A special Loudoun County grand jury has found the administration of the county sheriffs department to be "inadequate and inefficient" and has recommended that two chief deputies be appointed.

The grand jury, after a month-long investigation, found no criminal mis-conduct on the part of elected Sheriff Robert W. Legard, but did recommend that the country considered hiring a professional consultant to reorganize the operations of the sheriff's department.

Legard said yesterday that he disagrees with the report. "I don't think it's (the sheriff's department) inadequately administered. It's no better than what they give me to work with."

The sheriff said the problems in the department are caused by a man-power shortage and low salaries, two of the grand jury findings. He said there are 56 deputies to handle the courts, jail, civil matters and patrol the 517 square miles of the county.

He said the starting pay for deputies is $7,400, much less than the amount paid the law enforcement offices in the surrounding jurisdicitons.

County Board of Supervisors Chairman William C. Crossman said he has not read the report, but the findings apparently are no more than what was already known before the investigation was started.

"I was kind of surprised," Crossman said of the special grand jury report. "Personally, I thought they would call some of the members of the Board of Supervisors" to testify, he said.

The chairman of the local Republican Party instigated the grand jury investigation into the sheriff's office after rumors of wrongdoing began circulating throughout the county.

Crosman said, "I know there is a need for more deputies in the country." However, he said any increase in the department would cause county taxes to go up, which many county residents in the rural area oppose. "It's a political issue," he said.

Loudoun and Charles County Md., are the only two remaining jurisdictions in the metropolitan area that have sheriffs who act as chiefs of police.

Residents in the eastern portion of the county have questioned the ability of the sheriff to handle police problems to a suburban area.

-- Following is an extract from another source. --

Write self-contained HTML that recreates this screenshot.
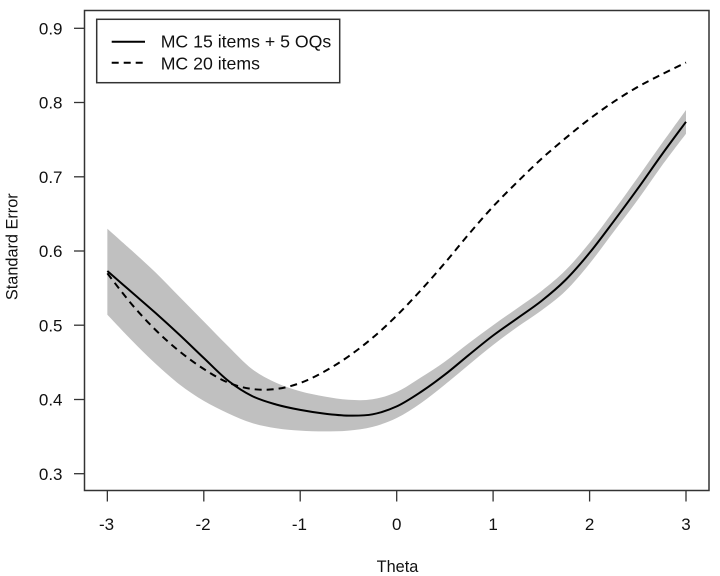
<!DOCTYPE html>
<html><head><meta charset="utf-8"><style>
html,body{margin:0;padding:0;background:#fff;}
svg{display:block;}
text{font-family:"Liberation Sans",Arial,sans-serif;fill:#111;}
</style></head><body>
<svg width="720" height="576" viewBox="0 0 720 576" xmlns="http://www.w3.org/2000/svg">
<rect width="720" height="576" fill="#fff"/>
<path fill="#c0c0c0" stroke="none" d="M107.35,228.7 C111.38,232.3 123.47,243.0 131.5,250.3 S147.57,264.72 155.6,272.5 S171.67,288.83 179.7,297.0 S195.77,313.33 203.8,321.5 S219.87,338.08 227.9,346.0 S243.97,362.87 252.0,369.0 S268.07,379.08 276.1,382.8 S292.17,389.02 300.2,391.3 S316.37,395.08 324.4,396.5 S340.47,399.33 348.5,399.8 S364.57,400.6 372.6,399.3 S388.67,395.63 396.7,392.0 S412.77,382.57 420.8,377.5 S436.87,367.35 444.9,361.6 S460.97,349.07 469.0,343.0 S485.07,331.0 493.1,325.2 S509.27,313.88 517.3,308.2 S533.37,297.42 541.4,291.1 S557.47,278.35 565.5,270.3 S581.57,252.7 589.6,242.8 S605.67,221.78 613.7,210.9 S629.77,188.75 637.8,177.5 S653.87,154.65 661.9,143.4 S682.0,115.57 686.0,110.0 L686.0,133.7 C681.98,139.02 669.93,154.58 661.9,165.6 S645.83,188.78 637.8,199.8 S621.73,221.07 613.7,231.7 S597.63,253.72 589.6,263.6 S573.53,283.18 565.5,291.0 S549.43,304.5 541.4,310.5 S525.33,321.25 517.3,327.0 S501.13,338.73 493.1,345.0 S477.03,358.0 469.0,364.6 S452.93,378.17 444.9,384.6 S428.83,397.63 420.8,403.2 S404.73,414.05 396.7,418.0 S380.63,424.8 372.6,426.9 S356.53,429.85 348.5,430.6 S332.43,431.4 324.4,431.4 S308.23,431.13 300.2,430.6 S284.13,429.47 276.1,428.2 S260.03,425.5 252.0,423.0 S235.93,416.88 227.9,413.2 S211.83,405.67 203.8,400.9 S187.73,390.78 179.7,384.6 S163.63,371.22 155.6,363.8 S139.53,348.27 131.5,340.1 S111.37,319.02 107.35,314.8 Z"/>
<path fill="none" stroke="#000" stroke-width="2" stroke-dasharray="7 5" d="M107.35,273.3 C111.38,278.42 123.47,294.55 131.5,304.0 S147.57,322.08 155.6,330.0 S171.67,345.0 179.7,351.5 S195.77,363.83 203.8,369.0 S219.87,379.17 227.9,382.5 S243.97,387.92 252.0,389.0 S268.07,390.0 276.1,389.0 S292.17,385.92 300.2,383.0 S316.37,375.93 324.4,371.5 S340.47,362.02 348.5,356.4 S364.57,344.6 372.6,337.8 S388.67,323.52 396.7,315.6 S412.77,299.08 420.8,290.3 S436.87,272.3 444.9,262.9 S460.97,243.3 469.0,233.9 S485.07,215.15 493.1,206.5 S509.27,189.93 517.3,182.0 S533.37,166.2 541.4,158.9 S557.47,144.87 565.5,138.2 S581.57,124.97 589.6,118.9 S605.67,107.13 613.7,101.8 S629.77,91.48 637.8,86.9 S653.87,78.37 661.9,74.3 S682.0,64.47 686.0,62.5"/>
<path fill="none" stroke="#000" stroke-width="2" d="M107.35,271.0 C111.38,274.5 123.47,285.0 131.5,292.0 S147.57,305.83 155.6,313.0 S171.67,327.5 179.7,335.0 S195.77,350.42 203.8,358.0 S219.87,374.17 227.9,380.5 S243.97,392.0 252.0,396.0 S268.07,402.18 276.1,404.5 S292.17,408.38 300.2,409.9 S316.37,412.65 324.4,413.6 S340.47,415.48 348.5,415.6 S364.57,415.83 372.6,414.3 S388.67,410.12 396.7,406.4 S412.77,397.3 420.8,392.0 S436.87,380.8 444.9,374.6 S460.97,361.32 469.0,354.8 S485.07,341.58 493.1,335.5 S509.27,324.05 517.3,318.3 S533.37,307.38 541.4,301.0 S557.47,288.03 565.5,280.0 S581.57,262.58 589.6,252.8 S605.67,232.0 613.7,221.3 S629.77,199.73 637.8,188.6 S653.87,165.63 661.9,154.5 S682.0,127.25 686.0,121.8"/>
<rect x="84.5" y="10.5" width="624.5" height="480" fill="none" stroke="#333" stroke-width="1.5"/>
<g stroke="#333" stroke-width="1.3">
<line x1="74" y1="28.3" x2="84.5" y2="28.3"/>
<line x1="74" y1="102.5" x2="84.5" y2="102.5"/>
<line x1="74" y1="176.8" x2="84.5" y2="176.8"/>
<line x1="74" y1="251.0" x2="84.5" y2="251.0"/>
<line x1="74" y1="325.2" x2="84.5" y2="325.2"/>
<line x1="74" y1="399.5" x2="84.5" y2="399.5"/>
<line x1="74" y1="473.7" x2="84.5" y2="473.7"/>
<line x1="107.35" y1="490.5" x2="107.35" y2="501.5"/>
<line x1="203.8" y1="490.5" x2="203.8" y2="501.5"/>
<line x1="300.2" y1="490.5" x2="300.2" y2="501.5"/>
<line x1="396.7" y1="490.5" x2="396.7" y2="501.5"/>
<line x1="493.1" y1="490.5" x2="493.1" y2="501.5"/>
<line x1="589.6" y1="490.5" x2="589.6" y2="501.5"/>
<line x1="686.0" y1="490.5" x2="686.0" y2="501.5"/>
</g>
<g font-size="17" text-anchor="end">
<text x="62.5" y="34.5">0.9</text>
<text x="62.5" y="108.7">0.8</text>
<text x="62.5" y="183.0">0.7</text>
<text x="62.5" y="257.2">0.6</text>
<text x="62.5" y="331.4">0.5</text>
<text x="62.5" y="405.7">0.4</text>
<text x="62.5" y="479.9">0.3</text>
</g>
<g font-size="17" text-anchor="middle">
<text x="106.5" y="530">-3</text>
<text x="203" y="530">-2</text>
<text x="299.4" y="530">-1</text>
<text x="396.7" y="530">0</text>
<text x="493.1" y="530">1</text>
<text x="589.6" y="530">2</text>
<text x="686.0" y="530">3</text>
</g>
<text x="397.5" y="572" font-size="16.3" text-anchor="middle">Theta</text>
<text transform="translate(17.5,246.7) rotate(-90)" font-size="16.3" text-anchor="middle">Standard Error</text>
<rect x="96.7" y="19.3" width="243" height="63.4" fill="#fff" stroke="#333" stroke-width="1.5"/>
<line x1="111.7" y1="41.7" x2="145" y2="41.7" stroke="#000" stroke-width="2"/>
<line x1="111.7" y1="62.7" x2="145" y2="62.7" stroke="#000" stroke-width="2" stroke-dasharray="7 5"/>
<text x="160.7" y="47.7" font-size="17.7">MC 15 items + 5 OQs</text>
<text x="160.7" y="69.3" font-size="17.7">MC 20 items</text>
</svg>
</body></html>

The jury also found that records of the Deputy Employees Fund were virtually intact, although not all deposits in the fund were indentified."We found no evidence of fraud," the report read.

The grand jury recommended that the sheriff appoint two chief deputies - one to handle law enforcement and supervise patrol and the other in charge of office operations.

The seven-member jury also recommended that clear job descriptions for all personnel be developed, a simple accounting procedure for handling special funds be established, and a professional consultant be hired to help reorganize the department.

"I don't know what will happen," Legard said of the grand jury report. "It'll be whatever the county wants to do," he said.

Legard said he has appointed a new deputy chief and another shift supervisor. He said he also has asked for 17 additional deputies since the grand jury investigaiton began. He said a new policy manual that outlines the duties and responsibilities of his deputies has been adopted by the department.